Kirk Maxson’s Gardens of Paradise is Eleanor Harwood Gallery’s inaugural show at Minnesota Street Project. Maxson is installing a “Garden of Paradise” as a site for consideration of war and conflict. The Garden is a non-reactionary contemplation of US involvement in current and historical military engagement overseas.
The tradition of a “Paradise Garden” emerged in Persia (Iran) 6th century BC. The gardens were built as a monument to human engineering as much as to the plants andwater they contained. Irrigation and water features are central to the design of the gardens. Gardens were designed with a rectangular and ordered geometry. Within the intelligence and control of the walled garden design, visitors were meant to contemplate their surroundings both visually and spiritually. Maxson creates a “garden” of his own to ask viewers to consider the consequences of war.

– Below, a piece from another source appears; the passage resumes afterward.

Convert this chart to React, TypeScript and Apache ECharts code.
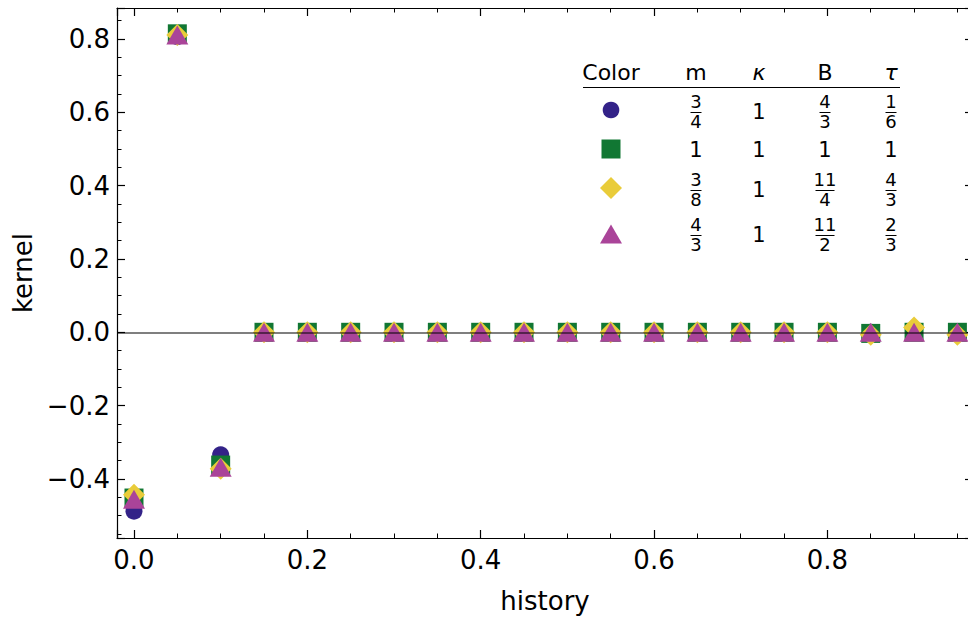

The walled-in “Garden of Paradise” in the gallery does not replicate the composition of its historical influence but rather uses the space as a metaphor. Maxson uses two sets of war photos, one from Vietnam and the other from Iraq, as source material for his foliage installations. The photos are cut into leaf shapes and are pinned to the walls in flurries. The leaves are in the shape of North American natives: Valley Oak, Broadleaf Maple and Laurel. Maxson also cuts the images into the shape of fig leaves. The Fig tree is one of the first cultivated plants dating to 9400-9200 BC In the Jordan Valley. The fig perhaps pre-dates other crops by 1000 years. Using the fig leaf points to the location of the conflicts in the cradle of civilization.
The manner of the installation is layered at different depths and the image repeats fragmenting the photo pointing to the psychic toll of warfare on the mind and retaining the imagery of the experience of war. The leaves hold the soldier’s stories and experiences of combat.
The installation will also include wire sculptures of denuded trees. These trees might be the trunks and branches that once held leaves, but now are without life. With an remarkable increase in effective medical care, many more soldiers return home having survived combat but having to live with consequences of severe injury such as amputated limbs or neurological damage. The denuded trees stand as a reminder of the physical toll of modern warfare.
The source imagery for the work comes from two periods in recent American history. The first source is “Larry Burrows: Vietnam”. The second source is “Witness Iraq: A War Journal February-April 2003”.
Larry Burrows was an influential war-time photographer in Vietnam from 1962-1971. His photos have been credited with sparking much of the Vietnam Anti-war protest as they were the first glimpse the public saw of the horror in Vietnam. He was also one of the first war-time photographers to use color film. He told stories with his series of images often following one subject and having multiple photos published so that a narrative emerges about a soldier or location. The use of color and the storytelling evident in his images brought the war home to the U.S. public in a way no other photos of war ever had. Burrows is extremely well known in the world of documentary photography. He was killed when his helicopter was shot down over the Vietnamese – Loas border.
“Witness Iraq: A War Journal February-April 2003” contains photos from the short period of our initial occupation of Iraq and toppling of Saddam Hussein. The photos contained are from multiple embedded photographers within the US Military. The book presents the war as if it is a finished project, a won war. Much has changed since the book was published and obviously the mission to stabilize Iraq was indeed not accomplished.